Mid last month, The Metropolitan Museum of Art revealed the theme of its annual spring fashion exhibit, which opens every year in May following the Met Gala. Per Andrew Bolton, chief curator in charge at The Met’s Costume Institute, “Costume Art” will highlight the prominence of the “dressed body” in the museum’s collections.
This morning, the museum and Vogue have announced the co-chairs for the 2026 Met Gala. Beyoncé, Nicole Kidman, and Venus Williams, three of the most celebrated women in music, film and sports, respectively, will serve as co-chairs together with Anna Wintour, Condé Nast’s chief creative officer and Vogue global editorial director.
This particular exhibition and its accompanying gala will mark a momentous occasion for the Costume Institute. “Costume Art” will be the inaugural exhibition at the department’s nearly 12,000-square-foot Condé M. Nast Galleries, named after the founder of the media company as the result of an undisclosed lead gift. (The project has an estimated value of over $50 million.) Located adjacent to the museum’s Great Hall, the Costume Institute’s new public-facing home is giving fashion a central location in the museum and allowing its blockbuster exhibitions more time in the sun, in an effort to certify its significance within the arts at large.
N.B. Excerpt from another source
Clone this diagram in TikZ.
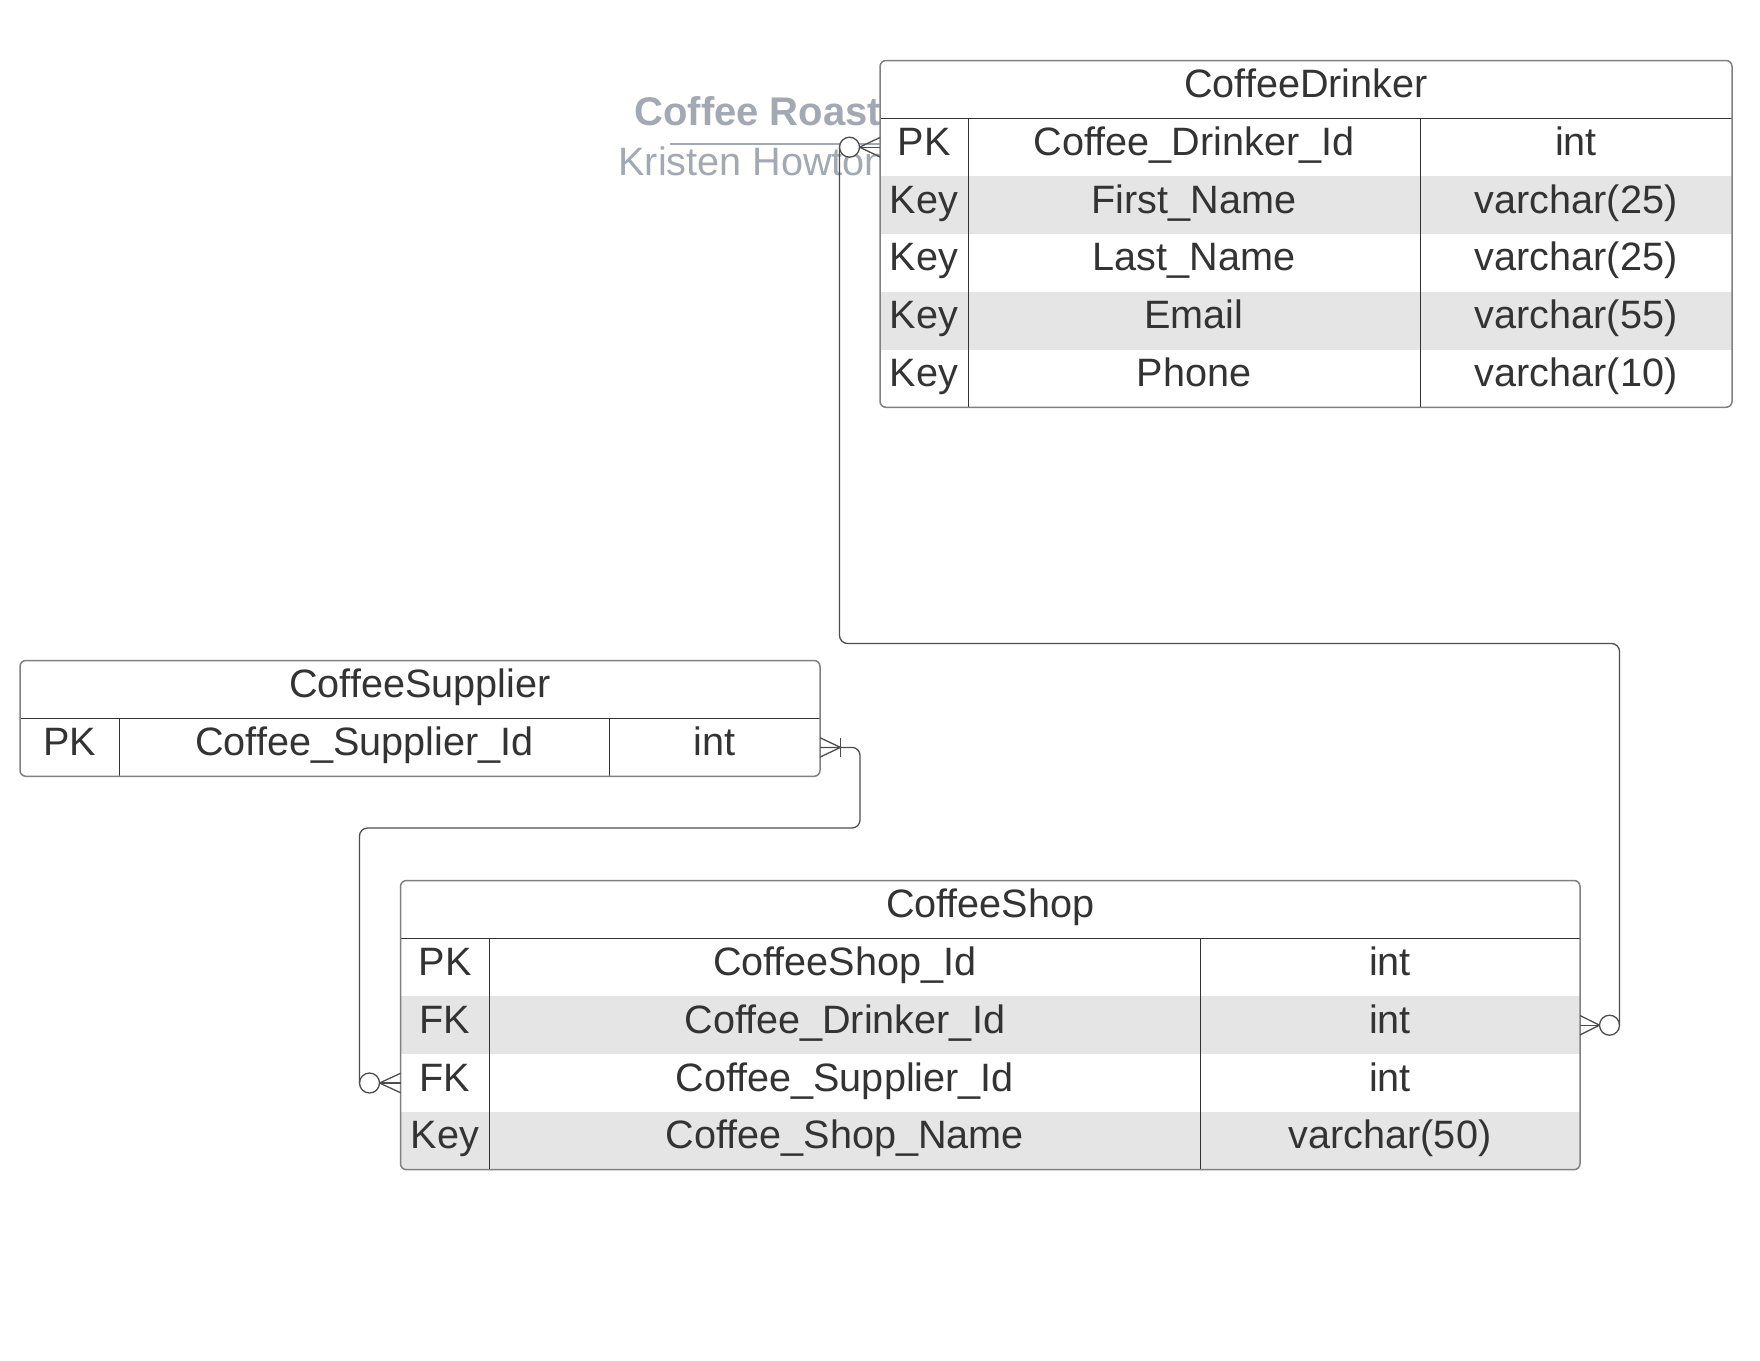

“Costume Art” will pair paintings, sculptures, and other objects in the museum in relation to garments from the Costume Institute’s collection. At the crux of the exhibition is the way fashion, and more specifically the “dressed body,” exists within every single gallery of the museum and connects all collections and curatorial departments. The late 5th century BCE terracotta statuette of Nike, for one, will sit alongside a pleated gown from the 1920s by Adèle Henriette Elisabeth Nigrin Fortuny and Mariano Fortuny y Madrazo. The analogue to Hans Bellmer’s La Poupeé from the ’30s will be a similarly bulbous ensemble by Rei Kawakubo for Comme des Garçons.
The presence of Beyoncé, Kidman, and Williams will help elucidate the theme of this year’s exhibition.
Rivaled only by Rihanna, Beyoncé is easily one of the most talked about and anticipated presences at the Met Gala. She has not attended since 2016, despite having cemented herself as one of the best dressed attendees in the past, most famously as the evening’s last arrival (an unofficial honor reserved only to the biggest names in entertainment) in a Givenchy Haute Couture feathered gown in 2012. A component of her attendance that will surely flame fan discourse online is Beyconé’s ongoing musical trilogy, which started in 2022 with Renaissance and continued with the release of Cowboy Carter in 2024. The unannounced Act III, as it is referred to by her fan base, is presumably coming in 2026. That Beyoncé has made fashion and costume a crucial component of her work at large and particularly of this ongoing trilogy, collaborating with designers like Olivier Rousteing at Balmain for Renaissance and with Levi’s for a Western-infused denim capsule timed to Cowboy Carter, will contextualize Bolton’s theme within pop culture: The dressed body is omnipresent in the arts, and it has become a crucial tool for musicians today.